Recall from last week that we can define the convergence of an infinite sum/series as follows:

Definition 1.1: (Series Convergence and Partial Sums)

Let \((a_n)_{n \in \mathbb{N}}\) be a real sequence. Then \(\sum_{n = 1}^{\infty} a_n\) converges if and only if the sequence \((S_N)_{N \in \mathbb{N}}\) converges, where \[S_N:= \sum_{n = 1}^{N} a_n\] is the \(N^{\text{th}}\) partial sum. If \(S_N \to \ell\) as \(N \to \infty\), we define \[\ell = \sum_{n = 1}^{\infty}a_n.\]

Much like with proving sequence convergence, using the definition each time you want to `evaluate’ a series can get tedious really quickly. Therefore, we really want a couple of tests which can prove convergence without too much hassle. Before we discuss these tests though, we need to introduce the ideas of absolute and conditional convergence.

Definition 1.2: (Absolute Convergence)

A real series \(\sum_{n = 1}^{\infty} a_n\) is absolutely convergent if \(\sum_{n = 1}^{\infty} \lvert a_n \rvert\) converges.

For example, if we consider the series \(\sum_{n = 1}^{\infty} a_n\), where \(a_n\) is given by \[a_n = \frac{(-1)^n}{n^2},\] we find that \[\sum_{n = 1}^{\infty} \lvert a_n \rvert = \sum_{n=1}^{\infty} \frac{1}{n^2},\] which we know converges from lectures¹. Hence \(\sum_{n = 1}^{\infty} a_n\) is absolutely convergent. Have we learnt anything about the convergence of \(\sum_{n=1}^{\infty}a_n\) here?
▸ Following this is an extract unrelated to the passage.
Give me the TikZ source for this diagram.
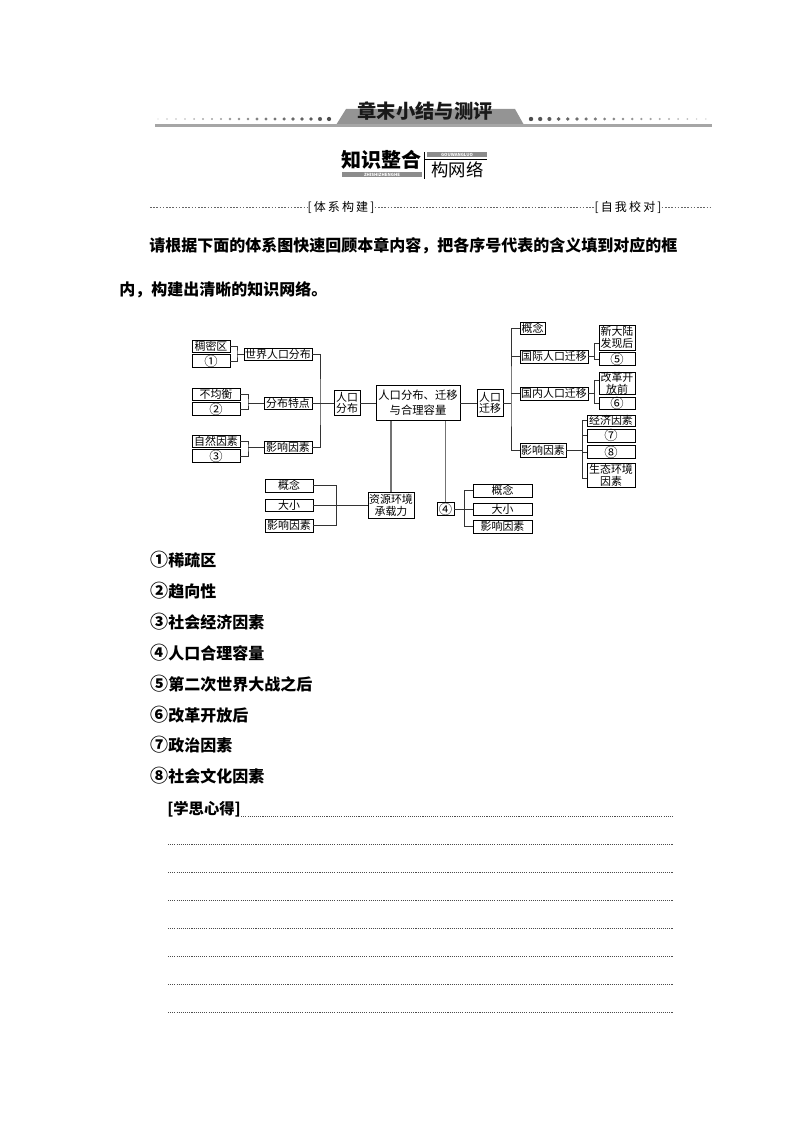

Turns out the answer is yes, and this is because of the following result.

Proposition 1.1:

If a real series \(\sum_{n = 1}^{\infty} a_n\) is absolutely convergent, then it is convergent.
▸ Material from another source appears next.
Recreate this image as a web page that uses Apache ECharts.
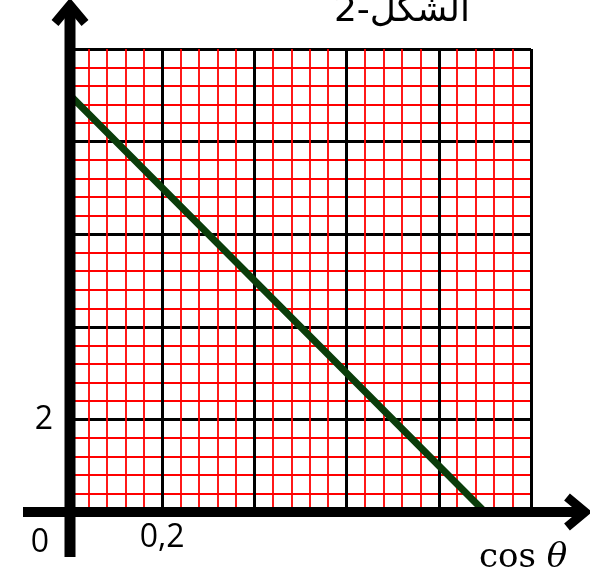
<!DOCTYPE html>
<html><head><meta charset="utf-8">
<script src="https://cdn.jsdelivr.net/npm/echarts@6/dist/echarts.min.js"></script>
<style>html,body{margin:0;padding:0;background:#fff}#c{width:590px;height:577px}</style>
</head><body><div id="c"></div>
<script>
// Data
const cosTheta = [0, 0.9];
const yValues = [9, 0];
const xTickLabels = [[0.2, '0,2']];
const yTickLabels = [[2, '2']];
const xRange = [0, 1];
const yRange = [0, 10];
const xMajor = 0.2;
const yMajor = 2;
const titleText = '2-الشكل';
const xName = 'cos';
const xSymbol = 'θ';
const originLabel = '0';

function pick(list, v) {
  for (const [k, t] of list) if (Math.abs(k - v) < 1e-9) return t;
  return '';
}

const chart = echarts.init(document.getElementById('c'), null, {renderer: 'canvas'});
const labelFont = {fontSize: 32, color: '#000', fontFamily: 'Open Sans'};
const option = {
  animation: false,
  grid: {left: 70, top: 49, right: 59, bottom: 65, containLabel: false},
  xAxis: {
    type: 'value', min: xRange[0], max: xRange[1], interval: xMajor,
    axisLine: {show: false}, axisTick: {show: false},
    axisLabel: Object.assign({formatter: v => pick(xTickLabels, v), margin: 10}, labelFont),
    splitLine: {show: true, showMinLine: true, showMaxLine: true, lineStyle: {color: '#000', width: 3}},
    minorTick: {show: false, splitNumber: 5},
    minorSplitLine: {show: true, lineStyle: {color: '#ff0000', width: 1.8}}
  },
  yAxis: {
    type: 'value', min: yRange[0], max: yRange[1], interval: yMajor,
    axisLine: {show: false}, axisTick: {show: false},
    axisLabel: Object.assign({formatter: v => pick(yTickLabels, v), margin: 17, padding: [0, 0, 18, 0]}, labelFont),
    splitLine: {show: true, showMinLine: true, showMaxLine: true, lineStyle: {color: '#000', width: 3}},
    minorTick: {show: false, splitNumber: 5},
    minorSplitLine: {show: true, lineStyle: {color: '#ff0000', width: 1.8}}
  },
  series: [{
    type: 'line',
    data: cosTheta.map((x, i) => [x, yValues[i]]),
    symbol: 'none',
    lineStyle: {color: '#0a3d0a', width: 7, cap: 'round'},
    z: 5
  }]
};
chart.setOption(option);

const o = chart.convertToPixel({gridIndex: 0}, [xRange[0], yRange[0]]);
const ox = o[0], oy = o[1];
const W = 590;
chart.setOption({
  graphic: [
    {type: 'line', z: 100, shape: {x1: ox, y1: oy + 45, x2: ox, y2: 6}, style: {stroke: '#000', lineWidth: 11}},
    {type: 'polyline', z: 100, shape: {points: [[ox - 15, 23], [ox, 5], [ox + 15, 23]]}, style: {stroke: '#000', lineWidth: 9, lineJoin: 'miter', fill: null}},
    {type: 'line', z: 100, shape: {x1: 23, y1: oy, x2: W - 8, y2: oy}, style: {stroke: '#000', lineWidth: 10}},
    {type: 'polyline', z: 100, shape: {points: [[W - 23, oy - 15], [W - 5, oy], [W - 23, oy + 15]]}, style: {stroke: '#000', lineWidth: 9, lineJoin: 'miter', fill: null}},
    {type: 'text', z: 100, style: {text: originLabel, x: 40, y: oy + 31, align: 'center', verticalAlign: 'middle', fontSize: 32, fontFamily: 'Open Sans', fill: '#000'}},
    {type: 'text', z: 100, style: {
      text: '{a|' + xName + ' }{b|' + xSymbol + '}', x: 523, y: oy + 46, align: 'center', verticalAlign: 'middle',
      rich: {
        a: {fontSize: 34, fontFamily: 'DejaVu Serif', fill: '#000'},
        b: {fontSize: 34, fontFamily: 'DejaVu Serif', fontStyle: 'italic', fill: '#000'}
      }}},
    {type: 'text', z: 100, style: {text: titleText, x: 470, y: 30, align: 'right', verticalAlign: 'bottom', fontSize: 36, fontFamily: 'DejaVu Sans', fill: '#000'}}
  ]
});
</script></body></html>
At this stage, we can introduce the idea of conditional convergence too.

Definition 1.3: (Conditional Convergence)

Let \(\sum_{n = 1}^{\infty} a_n\) be a real series. If \(\sum_{n = 1}^{\infty} a_n\) is convergent, but \(\sum_{n = 1}^{\infty} \lvert a_n \rvert\) is not, then \(\sum_{n = 1}^{\infty} a_n\) is said to be conditionally convergent.

1.1.1 Series Rearrangement

So, what can we do with absolutely convergent series?

Theorem 1.2:

Suppose \(\sum_{n = 1}^{\infty} a_n\) is an absolutely convergent series, and that \(\sigma: \mathbb{N} \to \mathbb{N}\) is a bijection. Then \(\sum_{n = 1}^{\infty} a_{\sigma(n)}\) is also an absolutely convergent series, and \[\sum_{n = 1}^{\infty} a_n = \sum_{n = 1}^{\infty} a_{\sigma(n)}.\]

This theorem tells us that for an absolutely convergent series, we can order the terms any way we like, and still reach the same value for the series. At this point, you might be interested to know what happens if we don’t have absolute convergence. Long story short, weird things can happen, as is seen in the following theorem.

Theorem 1.3: (Riemann Rearrangement Theorem)

Suppose \(\sum_{n = 1}^{\infty} a_n\) is conditionally convergent. Then, for any \(\alpha \in \mathbb{R}\), or \(\alpha = \pm\infty\), there exists a bijection \(\sigma:\mathbb{N} \to \mathbb{N}\) such that \[\sum_{n = 1}^{\infty} a_{\sigma(n)} = \alpha.\]

So what we see here is that we really need to be careful in which order we sum up the terms of a conditionally convergent series!

If you take the Vector Calculus and PDEs module next year, you’ll show that this sum equals \(\frac{\pi^2}{6}\).↩︎